El “Canto del cisne” es el invento de un editor que a su muerte agrupó una serie de poemas de su última etapa y le puso este título aunque el único nexo entre los trece (a veces catorce -Goerne cantó trece y dio como propina “La paloma mensajera”-) es que se crearon sobre los versos de dos poetas: Ludwig Rellstab y Heinrich Heine. Les precedió en el programa el que se considera el primer ciclo de lieder de la historia: “A la amada lejana” de Ludwig van Beethoven. Una relación la del maestro de Bonn y Schubert que da para hablar mucho y que influyó mucho en el segundo aunque ahora se considere a Schubert como el máximo exponente del lied romántico. Para mi, y para otros aficionados, fue el mejor recital del ciclo.
El ciclo beethoveniano fue cantado con una delicadeza, con un gusto, que lo revalorizó completamente. Te sentías como en un salón estilo imperio y no en una iglesia románica. Y en el “Canto” se sintió que Goerne se liberaba. Ya no había que contar ninguna historia, ya no había un principio y un fin. Y el cantante se dedicó a crear un collar de catorce diamantes, diferentes en su contenido, pero iguales en su perfección. Pocas veces me he emocionado tanto en un concierto ante la calidad y la belleza de lo que se nos ofrecía. Impecable.

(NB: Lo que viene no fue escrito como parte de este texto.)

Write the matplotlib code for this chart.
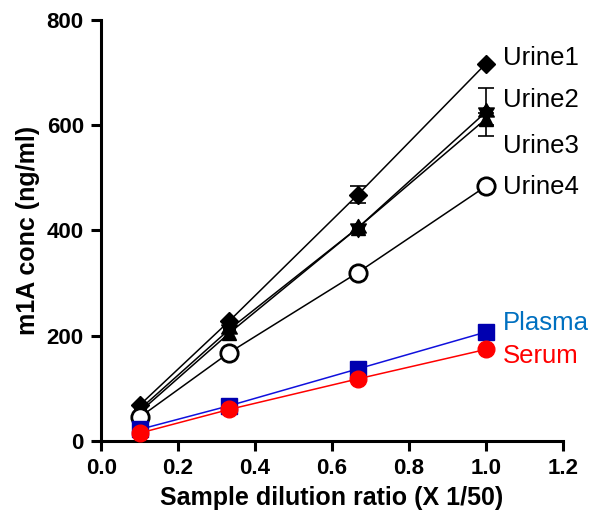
import numpy as np
import matplotlib.pyplot as plt
from matplotlib.path import Path

plt.rcParams['font.family'] = ['Liberation Sans', 'DejaVu Sans']

# Данные
dilution = [0.1, 0.333, 0.667, 1.0]
urine1 = [68, 228, 468, 717]
urine2 = [60, 212, 405, 625]
urine3 = [55, 205, 405, 612]
urine4 = [45, 168, 320, 484]
plasma = [22, 67, 137, 207]
serum = [15, 60, 118, 174]

# Погрешности (только там, где они видны)
urine1_err_x, urine1_err_y, urine1_err = [0.667], [468], [16]
urine2_err_x, urine2_err_y, urine2_err = [1.0], [625], [46]
urine3_err_x, urine3_err_y, urine3_err = [1.0], [612], [12]

labels = ['Urine1', 'Urine2', 'Urine3', 'Urine4', 'Plasma', 'Serum']
label_y = [728, 648, 561, 483, 224, 162]
label_colors = ['black', 'black', 'black', 'black', '#0070C0', '#FF0000']

# Маркер-звезда (два треугольника)
star6 = Path(
    [(0, 1), (-0.866, -0.5), (0.866, -0.5), (0, 1),
     (0, -1), (0.866, 0.5), (-0.866, 0.5), (0, -1)],
    [Path.MOVETO, Path.LINETO, Path.LINETO, Path.CLOSEPOLY,
     Path.MOVETO, Path.LINETO, Path.LINETO, Path.CLOSEPOLY])

fig = plt.figure(figsize=(5.95, 5.25), dpi=100)
ax = fig.add_axes([0.170, 0.16, 0.776, 0.802])

lw = 1.1
eb = dict(fmt='none', ecolor='black', elinewidth=1.2, capthick=1.2, capsize=6, zorder=2)
ax.errorbar(urine1_err_x, urine1_err_y, yerr=urine1_err, **eb)
ax.errorbar(urine2_err_x, urine2_err_y, yerr=urine2_err, **eb)
ax.errorbar(urine3_err_x, urine3_err_y, yerr=urine3_err, **eb)

ax.plot(dilution, urine1, color='black', lw=lw, marker='D', ms=9.5, clip_on=False, zorder=3)
ax.plot(dilution, urine2, color='black', lw=lw, marker=star6, ms=13, clip_on=False, zorder=3)
ax.plot(dilution, urine3, color='black', lw=lw, marker='^', ms=10, clip_on=False, zorder=3)
ax.plot(dilution, urine4, color='black', lw=lw, marker='o', ms=12.5, mfc='white', mew=2,
        clip_on=False, zorder=3)
ax.plot(dilution, plasma, color='#1010DD', lw=lw, marker='s', ms=11, mfc='#0000B0', mec='#0000B0',
        clip_on=False, zorder=3)
ax.plot(dilution, serum, color='#FF0000', lw=lw, marker='o', ms=12, mfc='#FF0000', mec='#FF0000',
        clip_on=False, zorder=3)

# Подписи серий
for lab, yv, c in zip(labels, label_y, label_colors):
    ax.text(1.045, yv, lab, fontsize=18.5, va='center', color=c)

ax.set_xlim(0, 1.2)
ax.set_ylim(0, 800)
xt = np.arange(0, 1.21, 0.2)
ax.set_xticks(xt)
ax.set_yticks([0, 200, 400, 600, 800])
ax.set_xticklabels([f'{v:.1f}' for v in xt], fontweight='bold', fontsize=16)
ax.set_yticklabels(['0', '200', '400', '600', '800'], fontweight='bold', fontsize=16)
ax.set_xlabel('Sample dilution ratio (X 1/50)', fontweight='bold', fontsize=18, labelpad=5)
ax.set_ylabel('m1A conc (ng/ml)', fontweight='bold', fontsize=18, labelpad=5)

for s in ['top', 'right']:
    ax.spines[s].set_visible(False)
for s in ['left', 'bottom']:
    ax.spines[s].set_linewidth(2.2)
ax.tick_params(width=2.2, length=7.5, direction='out', pad=5)

plt.savefig('out.png', dpi=100)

El lied no existiría sin el piano. Más que nadie lo sabía Schubert y si bellas son sus melodías cantadas, de obras maestras se pueden calificar muchos de sus extraordinarios acompañamientos. El sostén de Goerne fue siempre Alexander Schmalcz que fue siervo fiel pero no sumiso. Dio vida a un piano que estuvo a la altura de la exigencia del cantante. Y como con la voz, fue en el tercer concierto donde el sonido fue más pulido, más logrado.
Tres días para no olvidar en un enclave perfecto, la mejor compañía y rodeado de “bichos raros” que nos sonreíamos satisfechos a la salida de cada concierto. Gracias Schubertiada de Vilarbertran.